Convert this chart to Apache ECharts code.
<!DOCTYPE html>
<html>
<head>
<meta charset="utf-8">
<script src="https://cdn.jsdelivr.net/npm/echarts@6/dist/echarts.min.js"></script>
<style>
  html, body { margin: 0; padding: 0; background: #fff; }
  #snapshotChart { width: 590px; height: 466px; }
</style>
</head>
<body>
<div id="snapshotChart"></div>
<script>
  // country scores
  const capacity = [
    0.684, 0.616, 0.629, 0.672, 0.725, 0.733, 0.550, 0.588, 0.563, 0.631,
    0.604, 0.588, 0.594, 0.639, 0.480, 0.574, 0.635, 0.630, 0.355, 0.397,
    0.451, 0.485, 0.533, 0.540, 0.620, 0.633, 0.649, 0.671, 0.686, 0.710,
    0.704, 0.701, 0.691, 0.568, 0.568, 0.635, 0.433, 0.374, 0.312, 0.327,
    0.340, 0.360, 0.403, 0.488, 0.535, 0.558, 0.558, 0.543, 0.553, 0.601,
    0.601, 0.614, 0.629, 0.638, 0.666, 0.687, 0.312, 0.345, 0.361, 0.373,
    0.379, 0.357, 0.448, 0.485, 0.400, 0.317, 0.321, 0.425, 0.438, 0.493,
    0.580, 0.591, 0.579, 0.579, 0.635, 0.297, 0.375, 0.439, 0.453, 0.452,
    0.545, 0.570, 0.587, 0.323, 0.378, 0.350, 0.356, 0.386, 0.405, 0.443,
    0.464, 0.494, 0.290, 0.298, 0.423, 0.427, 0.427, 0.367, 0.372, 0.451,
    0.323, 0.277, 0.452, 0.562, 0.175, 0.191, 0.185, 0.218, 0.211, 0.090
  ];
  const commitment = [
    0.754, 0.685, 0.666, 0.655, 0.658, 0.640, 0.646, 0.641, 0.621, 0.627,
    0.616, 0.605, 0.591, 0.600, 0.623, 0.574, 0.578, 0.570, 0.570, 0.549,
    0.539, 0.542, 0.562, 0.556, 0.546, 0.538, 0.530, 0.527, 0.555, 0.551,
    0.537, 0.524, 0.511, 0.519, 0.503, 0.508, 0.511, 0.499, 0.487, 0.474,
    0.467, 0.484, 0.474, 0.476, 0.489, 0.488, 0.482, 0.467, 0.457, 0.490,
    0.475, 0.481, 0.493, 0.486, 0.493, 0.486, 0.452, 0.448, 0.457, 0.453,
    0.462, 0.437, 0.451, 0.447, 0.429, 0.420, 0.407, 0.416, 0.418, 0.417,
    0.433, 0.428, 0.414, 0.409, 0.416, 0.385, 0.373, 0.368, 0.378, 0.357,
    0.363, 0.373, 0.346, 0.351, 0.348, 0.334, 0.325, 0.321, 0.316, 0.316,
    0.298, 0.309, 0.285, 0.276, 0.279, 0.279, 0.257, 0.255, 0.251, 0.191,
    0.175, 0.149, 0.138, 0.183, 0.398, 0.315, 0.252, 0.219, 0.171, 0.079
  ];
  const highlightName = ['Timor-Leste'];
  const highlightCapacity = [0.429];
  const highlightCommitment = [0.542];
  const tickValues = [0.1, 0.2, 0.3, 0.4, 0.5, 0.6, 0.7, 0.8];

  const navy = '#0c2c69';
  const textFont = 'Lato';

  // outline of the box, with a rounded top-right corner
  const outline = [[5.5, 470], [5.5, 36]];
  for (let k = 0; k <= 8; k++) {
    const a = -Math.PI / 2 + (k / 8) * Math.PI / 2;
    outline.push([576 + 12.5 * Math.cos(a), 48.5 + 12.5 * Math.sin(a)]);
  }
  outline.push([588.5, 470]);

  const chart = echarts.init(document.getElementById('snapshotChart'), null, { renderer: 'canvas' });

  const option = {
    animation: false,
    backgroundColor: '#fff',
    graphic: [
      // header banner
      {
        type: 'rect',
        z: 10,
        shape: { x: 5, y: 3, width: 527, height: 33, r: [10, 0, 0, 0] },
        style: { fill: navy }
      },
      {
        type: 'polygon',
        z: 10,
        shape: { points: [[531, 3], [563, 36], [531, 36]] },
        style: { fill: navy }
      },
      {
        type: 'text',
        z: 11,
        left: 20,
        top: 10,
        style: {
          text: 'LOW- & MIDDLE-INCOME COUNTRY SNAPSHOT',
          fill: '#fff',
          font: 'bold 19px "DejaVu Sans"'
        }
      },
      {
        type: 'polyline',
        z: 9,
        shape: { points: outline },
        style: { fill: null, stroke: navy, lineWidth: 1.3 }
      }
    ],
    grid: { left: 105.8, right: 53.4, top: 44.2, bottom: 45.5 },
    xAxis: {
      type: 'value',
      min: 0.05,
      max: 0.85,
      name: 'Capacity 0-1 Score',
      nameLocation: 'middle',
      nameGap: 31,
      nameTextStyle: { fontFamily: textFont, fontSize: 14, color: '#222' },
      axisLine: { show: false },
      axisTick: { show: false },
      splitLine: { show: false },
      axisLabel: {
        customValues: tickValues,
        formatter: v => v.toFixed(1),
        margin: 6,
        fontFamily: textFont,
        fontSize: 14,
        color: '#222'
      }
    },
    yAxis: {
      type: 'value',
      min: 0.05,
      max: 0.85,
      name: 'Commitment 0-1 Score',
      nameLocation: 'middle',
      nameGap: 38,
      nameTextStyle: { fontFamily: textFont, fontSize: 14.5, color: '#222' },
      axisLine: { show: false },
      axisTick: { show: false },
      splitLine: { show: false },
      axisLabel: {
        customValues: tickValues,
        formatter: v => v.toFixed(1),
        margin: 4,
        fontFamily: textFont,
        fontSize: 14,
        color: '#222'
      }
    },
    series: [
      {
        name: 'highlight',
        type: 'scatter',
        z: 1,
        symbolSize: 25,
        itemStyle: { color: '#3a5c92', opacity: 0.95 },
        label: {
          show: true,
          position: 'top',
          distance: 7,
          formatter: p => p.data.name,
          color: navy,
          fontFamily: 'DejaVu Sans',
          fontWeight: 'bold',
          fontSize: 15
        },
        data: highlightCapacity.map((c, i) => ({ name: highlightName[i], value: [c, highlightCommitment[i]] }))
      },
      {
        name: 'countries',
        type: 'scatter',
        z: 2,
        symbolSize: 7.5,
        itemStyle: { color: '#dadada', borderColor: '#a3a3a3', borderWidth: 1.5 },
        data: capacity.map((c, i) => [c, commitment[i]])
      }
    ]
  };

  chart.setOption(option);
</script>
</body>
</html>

++++++

Set down the listing in full, keeping every word exactly as it is.

Convert this chart to Apache ECharts code.
<!DOCTYPE html>
<html>
<head>
<meta charset="utf-8">
<script src="https://cdn.jsdelivr.net/npm/echarts@6/dist/echarts.min.js"></script>
<style>
  html, body { margin: 0; padding: 0; background: #fff; }
  #snapshotChart { width: 590px; height: 466px; }
</style>
</head>
<body>
<div id="snapshotChart"></div>
<script>
  // country scores
  const capacity = [
    0.684, 0.616, 0.629, 0.672, 0.725, 0.733, 0.550, 0.588, 0.563, 0.631,
    0.604, 0.588, 0.594, 0.639, 0.480, 0.574, 0.635, 0.630, 0.355, 0.397,
    0.451, 0.485, 0.533, 0.540, 0.620, 0.633, 0.649, 0.671, 0.686, 0.710,
    0.704, 0.701, 0.691, 0.568, 0.568, 0.635, 0.433, 0.374, 0.312, 0.327,
    0.340, 0.360, 0.403, 0.488, 0.535, 0.558, 0.558, 0.543, 0.553, 0.601,
    0.601, 0.614, 0.629, 0.638, 0.666, 0.687, 0.312, 0.345, 0.361, 0.373,
    0.379, 0.357, 0.448, 0.485, 0.400, 0.317, 0.321, 0.425, 0.438, 0.493,
    0.580, 0.591, 0.579, 0.579, 0.635, 0.297, 0.375, 0.439, 0.453, 0.452,
    0.545, 0.570, 0.587, 0.323, 0.378, 0.350, 0.356, 0.386, 0.405, 0.443,
    0.464, 0.494, 0.290, 0.298, 0.423, 0.427, 0.427, 0.367, 0.372, 0.451,
    0.323, 0.277, 0.452, 0.562, 0.175, 0.191, 0.185, 0.218, 0.211, 0.090
  ];
  const commitment = [
    0.754, 0.685, 0.666, 0.655, 0.658, 0.640, 0.646, 0.641, 0.621, 0.627,
    0.616, 0.605, 0.591, 0.600, 0.623, 0.574, 0.578, 0.570, 0.570, 0.549,
    0.539, 0.542, 0.562, 0.556, 0.546, 0.538, 0.530, 0.527, 0.555, 0.551,
    0.537, 0.524, 0.511, 0.519, 0.503, 0.508, 0.511, 0.499, 0.487, 0.474,
    0.467, 0.484, 0.474, 0.476, 0.489, 0.488, 0.482, 0.467, 0.457, 0.490,
    0.475, 0.481, 0.493, 0.486, 0.493, 0.486, 0.452, 0.448, 0.457, 0.453,
    0.462, 0.437, 0.451, 0.447, 0.429, 0.420, 0.407, 0.416, 0.418, 0.417,
    0.433, 0.428, 0.414, 0.409, 0.416, 0.385, 0.373, 0.368, 0.378, 0.357,
    0.363, 0.373, 0.346, 0.351, 0.348, 0.334, 0.325, 0.321, 0.316, 0.316,
    0.298, 0.309, 0.285, 0.276, 0.279, 0.279, 0.257, 0.255, 0.251, 0.191,
    0.175, 0.149, 0.138, 0.183, 0.398, 0.315, 0.252, 0.219, 0.171, 0.079
  ];
  const highlightName = ['Timor-Leste'];
  const highlightCapacity = [0.429];
  const highlightCommitment = [0.542];
  const tickValues = [0.1, 0.2, 0.3, 0.4, 0.5, 0.6, 0.7, 0.8];

  const navy = '#0c2c69';
  const textFont = 'Lato';

  // outline of the box, with a rounded top-right corner
  const outline = [[5.5, 470], [5.5, 36]];
  for (let k = 0; k <= 8; k++) {
    const a = -Math.PI / 2 + (k / 8) * Math.PI / 2;
    outline.push([576 + 12.5 * Math.cos(a), 48.5 + 12.5 * Math.sin(a)]);
  }
  outline.push([588.5, 470]);

  const chart = echarts.init(document.getElementById('snapshotChart'), null, { renderer: 'canvas' });

  const option = {
    animation: false,
    backgroundColor: '#fff',
    graphic: [
      // header banner
      {
        type: 'rect',
        z: 10,
        shape: { x: 5, y: 3, width: 527, height: 33, r: [10, 0, 0, 0] },
        style: { fill: navy }
      },
      {
        type: 'polygon',
        z: 10,
        shape: { points: [[531, 3], [563, 36], [531, 36]] },
        style: { fill: navy }
      },
      {
        type: 'text',
        z: 11,
        left: 20,
        top: 10,
        style: {
          text: 'LOW- & MIDDLE-INCOME COUNTRY SNAPSHOT',
          fill: '#fff',
          font: 'bold 19px "DejaVu Sans"'
        }
      },
      {
        type: 'polyline',
        z: 9,
        shape: { points: outline },
        style: { fill: null, stroke: navy, lineWidth: 1.3 }
      }
    ],
    grid: { left: 105.8, right: 53.4, top: 44.2, bottom: 45.5 },
    xAxis: {
      type: 'value',
      min: 0.05,
      max: 0.85,
      name: 'Capacity 0-1 Score',
      nameLocation: 'middle',
      nameGap: 31,
      nameTextStyle: { fontFamily: textFont, fontSize: 14, color: '#222' },
      axisLine: { show: false },
      axisTick: { show: false },
      splitLine: { show: false },
      axisLabel: {
        customValues: tickValues,
        formatter: v => v.toFixed(1),
        margin: 6,
        fontFamily: textFont,
        fontSize: 14,
        color: '#222'
      }
    },
    yAxis: {
      type: 'value',
      min: 0.05,
      max: 0.85,
      name: 'Commitment 0-1 Score',
      nameLocation: 'middle',
      nameGap: 38,
      nameTextStyle: { fontFamily: textFont, fontSize: 14.5, color: '#222' },
      axisLine: { show: false },
      axisTick: { show: false },
      splitLine: { show: false },
      axisLabel: {
        customValues: tickValues,
        formatter: v => v.toFixed(1),
        margin: 4,
        fontFamily: textFont,
        fontSize: 14,
        color: '#222'
      }
    },
    series: [
      {
        name: 'highlight',
        type: 'scatter',
        z: 1,
        symbolSize: 25,
        itemStyle: { color: '#3a5c92', opacity: 0.95 },
        label: {
          show: true,
          position: 'top',
          distance: 7,
          formatter: p => p.data.name,
          color: navy,
          fontFamily: 'DejaVu Sans',
          fontWeight: 'bold',
          fontSize: 15
        },
        data: highlightCapacity.map((c, i) => ({ name: highlightName[i], value: [c, highlightCommitment[i]] }))
      },
      {
        name: 'countries',
        type: 'scatter',
        z: 2,
        symbolSize: 7.5,
        itemStyle: { color: '#dadada', borderColor: '#a3a3a3', borderWidth: 1.5 },
        data: capacity.map((c, i) => [c, commitment[i]])
      }
    ]
  };

  chart.setOption(option);
</script>
</body>
</html>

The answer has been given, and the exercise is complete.